→ What is needed: Print exactly the lines from the first one down to the line containing "plt.rcParams['axes.unicode_minus'] = False", both ends included, with no pictures and nothing else.

→ Recorded information:
• • • • • • •

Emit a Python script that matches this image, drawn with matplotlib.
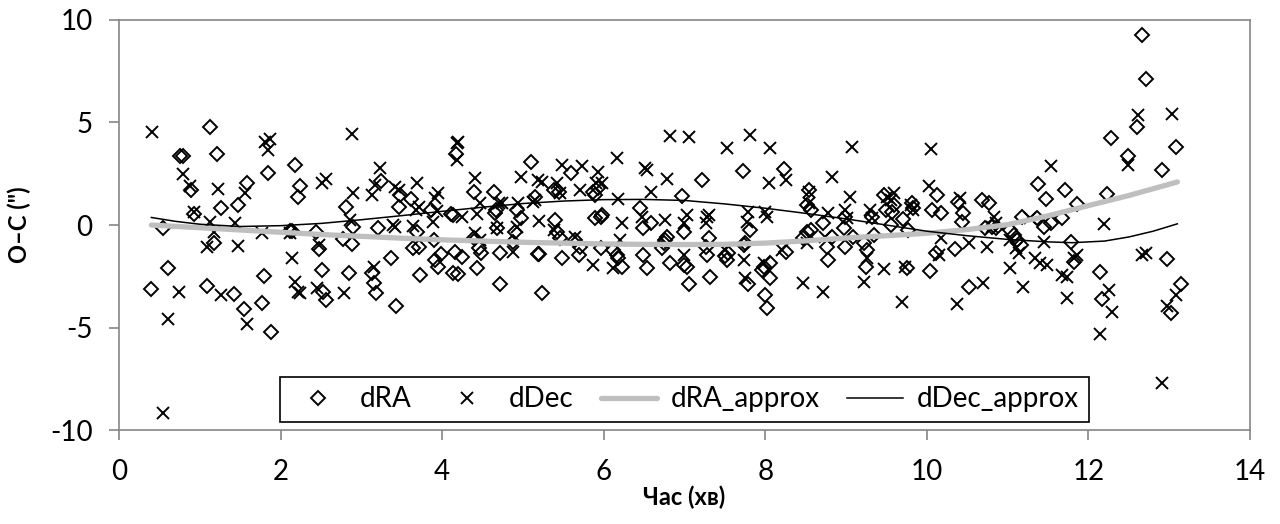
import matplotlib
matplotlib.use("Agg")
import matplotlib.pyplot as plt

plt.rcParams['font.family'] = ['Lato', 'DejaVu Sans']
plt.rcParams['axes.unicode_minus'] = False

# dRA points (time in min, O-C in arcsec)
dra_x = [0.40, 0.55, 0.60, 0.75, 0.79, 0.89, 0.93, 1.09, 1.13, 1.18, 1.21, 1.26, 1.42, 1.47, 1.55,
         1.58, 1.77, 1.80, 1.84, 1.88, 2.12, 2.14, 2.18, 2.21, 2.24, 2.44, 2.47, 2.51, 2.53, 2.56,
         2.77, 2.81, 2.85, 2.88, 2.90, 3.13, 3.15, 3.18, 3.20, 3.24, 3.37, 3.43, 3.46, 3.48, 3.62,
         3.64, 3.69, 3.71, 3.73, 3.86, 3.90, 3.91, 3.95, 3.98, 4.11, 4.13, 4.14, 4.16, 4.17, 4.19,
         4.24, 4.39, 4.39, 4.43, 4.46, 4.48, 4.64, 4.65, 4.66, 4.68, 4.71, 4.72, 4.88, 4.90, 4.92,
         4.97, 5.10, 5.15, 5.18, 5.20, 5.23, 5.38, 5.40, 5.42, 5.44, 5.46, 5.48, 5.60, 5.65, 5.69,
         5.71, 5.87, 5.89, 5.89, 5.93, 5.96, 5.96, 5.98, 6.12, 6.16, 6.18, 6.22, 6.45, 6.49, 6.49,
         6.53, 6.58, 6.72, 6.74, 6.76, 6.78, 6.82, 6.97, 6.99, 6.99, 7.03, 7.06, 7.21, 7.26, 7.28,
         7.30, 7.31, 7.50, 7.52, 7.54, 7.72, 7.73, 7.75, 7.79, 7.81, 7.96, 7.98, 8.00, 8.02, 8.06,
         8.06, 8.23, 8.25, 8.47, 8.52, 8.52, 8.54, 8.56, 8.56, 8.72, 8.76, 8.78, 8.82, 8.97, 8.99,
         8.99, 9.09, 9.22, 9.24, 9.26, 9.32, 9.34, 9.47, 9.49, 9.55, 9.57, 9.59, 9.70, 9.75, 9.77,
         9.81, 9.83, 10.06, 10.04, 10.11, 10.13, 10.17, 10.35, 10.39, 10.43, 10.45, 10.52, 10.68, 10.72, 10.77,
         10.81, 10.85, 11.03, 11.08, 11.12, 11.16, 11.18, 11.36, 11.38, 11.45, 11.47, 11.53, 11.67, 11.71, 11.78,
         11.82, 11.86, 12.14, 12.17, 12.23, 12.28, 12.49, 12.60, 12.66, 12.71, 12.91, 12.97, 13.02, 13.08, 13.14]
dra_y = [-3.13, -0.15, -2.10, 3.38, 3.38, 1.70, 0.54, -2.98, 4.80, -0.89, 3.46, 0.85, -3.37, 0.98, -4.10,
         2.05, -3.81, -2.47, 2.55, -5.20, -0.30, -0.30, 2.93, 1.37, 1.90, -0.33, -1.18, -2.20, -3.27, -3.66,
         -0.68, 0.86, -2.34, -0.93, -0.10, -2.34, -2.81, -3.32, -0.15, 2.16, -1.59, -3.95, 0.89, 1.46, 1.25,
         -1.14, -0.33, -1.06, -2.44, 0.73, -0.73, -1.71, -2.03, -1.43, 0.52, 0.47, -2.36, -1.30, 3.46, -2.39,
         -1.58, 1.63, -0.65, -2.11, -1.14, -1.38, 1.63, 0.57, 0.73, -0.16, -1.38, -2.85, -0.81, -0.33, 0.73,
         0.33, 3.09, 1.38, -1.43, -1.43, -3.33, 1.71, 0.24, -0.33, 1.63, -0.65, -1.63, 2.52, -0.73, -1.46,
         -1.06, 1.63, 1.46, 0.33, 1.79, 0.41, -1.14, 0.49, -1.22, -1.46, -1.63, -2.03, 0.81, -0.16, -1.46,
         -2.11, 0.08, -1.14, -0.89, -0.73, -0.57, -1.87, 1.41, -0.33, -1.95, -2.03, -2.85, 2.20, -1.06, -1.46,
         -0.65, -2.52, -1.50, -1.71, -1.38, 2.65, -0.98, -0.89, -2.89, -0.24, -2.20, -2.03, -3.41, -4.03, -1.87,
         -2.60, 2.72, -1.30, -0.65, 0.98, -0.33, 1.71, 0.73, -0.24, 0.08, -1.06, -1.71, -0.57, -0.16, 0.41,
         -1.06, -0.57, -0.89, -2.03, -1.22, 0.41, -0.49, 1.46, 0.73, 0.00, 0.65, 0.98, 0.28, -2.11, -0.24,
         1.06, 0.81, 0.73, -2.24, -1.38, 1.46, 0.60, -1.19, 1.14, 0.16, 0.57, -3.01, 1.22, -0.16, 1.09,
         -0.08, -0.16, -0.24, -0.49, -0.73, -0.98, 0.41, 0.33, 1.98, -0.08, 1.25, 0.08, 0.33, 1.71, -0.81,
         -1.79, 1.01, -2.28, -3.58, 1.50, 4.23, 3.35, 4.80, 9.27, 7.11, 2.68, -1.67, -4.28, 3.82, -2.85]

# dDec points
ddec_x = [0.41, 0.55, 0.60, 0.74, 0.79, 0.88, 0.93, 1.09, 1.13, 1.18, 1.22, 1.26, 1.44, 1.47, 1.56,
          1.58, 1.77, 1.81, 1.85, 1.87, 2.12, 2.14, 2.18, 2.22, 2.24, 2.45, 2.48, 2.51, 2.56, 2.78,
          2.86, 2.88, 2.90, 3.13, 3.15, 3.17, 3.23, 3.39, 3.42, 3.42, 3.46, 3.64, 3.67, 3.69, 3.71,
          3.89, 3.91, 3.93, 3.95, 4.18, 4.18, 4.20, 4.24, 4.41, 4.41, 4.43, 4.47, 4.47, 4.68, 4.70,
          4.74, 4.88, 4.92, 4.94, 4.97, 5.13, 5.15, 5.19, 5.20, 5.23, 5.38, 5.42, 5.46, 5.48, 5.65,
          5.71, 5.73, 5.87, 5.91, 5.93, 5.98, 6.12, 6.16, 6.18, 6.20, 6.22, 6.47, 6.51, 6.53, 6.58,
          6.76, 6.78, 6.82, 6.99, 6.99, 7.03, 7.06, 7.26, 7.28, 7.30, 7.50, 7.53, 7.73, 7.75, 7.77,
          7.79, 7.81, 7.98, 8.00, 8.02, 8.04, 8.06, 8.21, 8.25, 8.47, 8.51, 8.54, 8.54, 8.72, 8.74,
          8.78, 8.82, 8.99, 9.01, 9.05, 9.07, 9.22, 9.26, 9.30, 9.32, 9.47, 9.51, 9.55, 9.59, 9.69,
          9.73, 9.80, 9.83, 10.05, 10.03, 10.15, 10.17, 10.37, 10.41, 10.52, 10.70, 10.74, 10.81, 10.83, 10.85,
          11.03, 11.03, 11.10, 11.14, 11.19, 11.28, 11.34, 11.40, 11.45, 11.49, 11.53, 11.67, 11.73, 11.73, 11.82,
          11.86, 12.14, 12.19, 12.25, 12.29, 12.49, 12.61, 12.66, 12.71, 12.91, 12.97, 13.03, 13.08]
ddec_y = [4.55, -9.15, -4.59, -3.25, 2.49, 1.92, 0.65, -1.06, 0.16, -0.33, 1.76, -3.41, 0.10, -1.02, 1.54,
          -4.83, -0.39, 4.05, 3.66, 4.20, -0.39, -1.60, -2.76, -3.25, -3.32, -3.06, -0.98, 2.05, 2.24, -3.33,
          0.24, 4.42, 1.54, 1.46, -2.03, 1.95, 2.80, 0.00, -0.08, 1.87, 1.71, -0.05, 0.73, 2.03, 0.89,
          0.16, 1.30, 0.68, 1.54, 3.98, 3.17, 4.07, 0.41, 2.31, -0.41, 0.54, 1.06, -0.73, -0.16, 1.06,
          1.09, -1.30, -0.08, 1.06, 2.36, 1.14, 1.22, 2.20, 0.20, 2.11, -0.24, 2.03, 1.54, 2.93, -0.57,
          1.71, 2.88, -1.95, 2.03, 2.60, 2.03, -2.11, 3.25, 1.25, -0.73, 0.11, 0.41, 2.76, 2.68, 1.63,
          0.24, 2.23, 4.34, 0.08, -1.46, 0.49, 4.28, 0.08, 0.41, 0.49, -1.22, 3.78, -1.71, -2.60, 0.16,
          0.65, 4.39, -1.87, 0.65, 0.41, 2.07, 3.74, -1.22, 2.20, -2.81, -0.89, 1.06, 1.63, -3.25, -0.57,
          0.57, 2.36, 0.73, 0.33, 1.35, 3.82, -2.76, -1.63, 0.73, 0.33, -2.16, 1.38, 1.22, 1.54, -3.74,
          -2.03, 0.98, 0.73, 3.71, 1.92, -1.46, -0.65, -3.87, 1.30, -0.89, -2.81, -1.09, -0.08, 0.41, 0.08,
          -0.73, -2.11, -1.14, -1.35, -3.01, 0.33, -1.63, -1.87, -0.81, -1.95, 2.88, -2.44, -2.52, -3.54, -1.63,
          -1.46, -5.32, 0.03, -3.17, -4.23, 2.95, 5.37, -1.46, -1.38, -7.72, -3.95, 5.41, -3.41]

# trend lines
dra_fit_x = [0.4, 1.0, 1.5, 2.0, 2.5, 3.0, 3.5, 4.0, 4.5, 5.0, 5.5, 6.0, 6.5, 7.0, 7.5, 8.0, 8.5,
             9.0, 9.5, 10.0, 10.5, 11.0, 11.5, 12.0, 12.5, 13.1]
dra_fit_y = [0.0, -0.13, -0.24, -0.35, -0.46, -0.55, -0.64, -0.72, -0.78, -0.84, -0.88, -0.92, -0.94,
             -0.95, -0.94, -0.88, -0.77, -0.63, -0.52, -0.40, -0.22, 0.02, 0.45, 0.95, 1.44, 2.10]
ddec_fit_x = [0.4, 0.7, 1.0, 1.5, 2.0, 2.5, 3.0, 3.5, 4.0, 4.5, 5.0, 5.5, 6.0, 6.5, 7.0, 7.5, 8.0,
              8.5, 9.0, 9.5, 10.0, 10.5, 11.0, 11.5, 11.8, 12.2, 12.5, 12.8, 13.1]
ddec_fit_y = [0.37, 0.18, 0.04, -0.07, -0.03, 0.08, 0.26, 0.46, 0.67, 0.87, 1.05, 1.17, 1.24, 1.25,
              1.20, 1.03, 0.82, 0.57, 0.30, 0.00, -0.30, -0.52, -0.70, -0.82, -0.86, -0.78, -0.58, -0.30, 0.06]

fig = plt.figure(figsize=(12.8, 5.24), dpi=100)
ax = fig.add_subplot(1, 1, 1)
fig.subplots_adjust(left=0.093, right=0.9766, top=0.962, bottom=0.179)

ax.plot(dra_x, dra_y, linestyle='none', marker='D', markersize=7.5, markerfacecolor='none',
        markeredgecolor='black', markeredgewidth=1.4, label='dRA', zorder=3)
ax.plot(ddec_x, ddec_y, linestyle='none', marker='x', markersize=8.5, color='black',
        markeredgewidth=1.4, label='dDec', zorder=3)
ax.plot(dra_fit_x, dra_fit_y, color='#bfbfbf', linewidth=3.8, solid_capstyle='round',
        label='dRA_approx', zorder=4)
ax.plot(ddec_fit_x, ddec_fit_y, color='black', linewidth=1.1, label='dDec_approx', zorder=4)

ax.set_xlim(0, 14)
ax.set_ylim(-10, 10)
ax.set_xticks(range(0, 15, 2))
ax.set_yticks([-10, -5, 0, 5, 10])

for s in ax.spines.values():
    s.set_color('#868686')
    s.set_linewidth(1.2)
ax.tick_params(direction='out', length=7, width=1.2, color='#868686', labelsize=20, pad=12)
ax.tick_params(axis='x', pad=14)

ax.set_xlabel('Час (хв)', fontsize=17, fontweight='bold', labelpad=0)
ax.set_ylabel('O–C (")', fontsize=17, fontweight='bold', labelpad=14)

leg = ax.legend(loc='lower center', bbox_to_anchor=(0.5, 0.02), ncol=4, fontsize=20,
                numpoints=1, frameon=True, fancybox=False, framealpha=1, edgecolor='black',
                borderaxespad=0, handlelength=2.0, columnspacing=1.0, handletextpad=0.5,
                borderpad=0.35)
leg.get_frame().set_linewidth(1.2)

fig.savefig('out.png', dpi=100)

• • • • • • •

→ Solution to the problem:
Emit a Python script that matches this image, drawn with matplotlib.
import matplotlib
matplotlib.use("Agg")
import matplotlib.pyplot as plt

plt.rcParams['font.family'] = ['Lato', 'DejaVu Sans']
plt.rcParams['axes.unicode_minus'] = False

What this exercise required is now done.